April 12, 2011

My String Broke - Now What?

Well, it finally happened. During my match yesterday, I mishit a return (I think that's what happened), and I broke a string in my tennis racquet. I wish I could say I hit the ball so hard that I broke a string, but I'm pretty sure it was just a bad return on my part. And the strings on my racquet were already worn. I had even thought about getting the racquet restrung earlier in the week but was sure this racquet could make it a little bit longer. Wrong. The good news is that I actually do carry a second tennis racquet in my bag so I was able to switch racquets, keep playing and, ultimately, win the match (Hooray!).

Now, here's the timing on all of this. The string broke as I hit my return on the last point of an odd game. When we lost that point, we lost the game and had to change ends of court. I just switched out my racquet during this changeover.

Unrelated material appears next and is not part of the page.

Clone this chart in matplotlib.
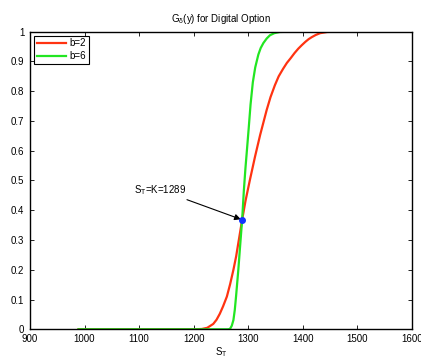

What I thought was interesting about all of this was the reaction of one of my opponent's to my situation. As I switched racquets, she said, "Good thing you've got that second racquet so you don't have to forfeit." Forfeit? I hadn't even considered that possibility. It made me realize I don't know anything about the rules of tennis regarding broken racquet strings.

Naturally, I did some research and it turns out there is not an obvious answer to the question of whether you have to forfeit when you break a racquet string. But I think I came up with the answer and I'm going to walk you through it so YOU don't wrongly forfeit a match because you don't know the rule and someone else convinces you that they do.

Rule 4 of the USTA's Official Rules of Tennis addresses "The Racket." The rule states that "Rackets, which are approved for play under the Rules of Tennis, must comply with the specifications in Appendix II." And Appendix II, entitled "The Racket," says:
a. The hitting surface, defined as the main area of the stringing pattern bordered by the points of entry of the strings into the frame or points of contact of the strings with the frame, whichever is the smaller, shall be flat and consist of a pattern of crossed strings connected to a frame and alternately interlaced or bonded where they cross. The stringing pattern must be generally uniform and, in particular, not less dense in the centre than in any other area.
That seems pretty clear - there's no way a racquet with a broken string or strings is going to have a flat pattern of crossed strings that is generally uniform. So it appears that, once you break a string, you no longer have a playable racquet and might, in fact, have to forfeit your match.

HOWEVER . . . going, back to USTA Rule 4, the "Cases" accompanying the rule provide some interesting explanation:
Case 4. During a point, a player accidentally breaks the strings. Can the player continue to play another point with this racket?
Decision. Yes, except where specifically prevented by event organisers.
So, even if I didn't have a second racquet, I wouldn't have to forfeit just because I broke my racquet strings. I could continue playing the point where my string broke and, according to Case 4 above, at least "another point" with that racquet, although I'm sure that would be pretty laughable. But maybe my partner could just run everything down and we wouldn't have to forfeit at that moment.

Comment 4.2 to Rule 4 then goes on to state:
May a player who breaks a racket or a string in a racket leave the court to get a replacement? A player who leaves the Court to get a replacement is subject to Code Violations for delays under the Point Penalty System. Rule 29b permits a player "reasonable extra time" to leave the court only in those cases where "clothing, footwear or necessary equipment (excluding racket) is broken or needs to be replaced."
And, if you look at Rule 29b, it does say that very thing - that you can get extra time if your clothing, shoes or other necessary equipment needs to be replaced, but not if your racquet needs to be replaced. Since Rule 29a allows you 20 seconds between each point (90 seconds if you're changing ends of court), I think that means you can have 20 seconds, and only 20 seconds, to run over to your bag, grab your second racquet and be ready to play again. I think I could do that.

The important thing, in my opinion, is to have that second racquet right there on the court ready for you to grab. Sure, you can keep your racquet well-strung, but you never know when you're going to mishit some ball and break your strings. Like me. And to think I almost stopped carrying my second racquet all of the time because I didn't like the "look" of two racquets in my bag. Thank goodness my laziness in removing my racquet won out over my strange tennis fashion sense!

This post originally appeared on Tennis Fixation's blog page on the Tennis Now website. Click here to read this and other great Tennis Fixation posts on Tennis Now!

© Kim Selzman 2011 All Rights Reserved

1 comment:

Karen said...

hmmm....Interesting. I knew you had limited time once your string broke to grab a new one but it never occurred to me that you might continue playing with a racquet that had a broken string. It definitely never occurred to me that doing that might be an issue. (you would think your opponent would love it since obviously your racquet isn't going to hit as well).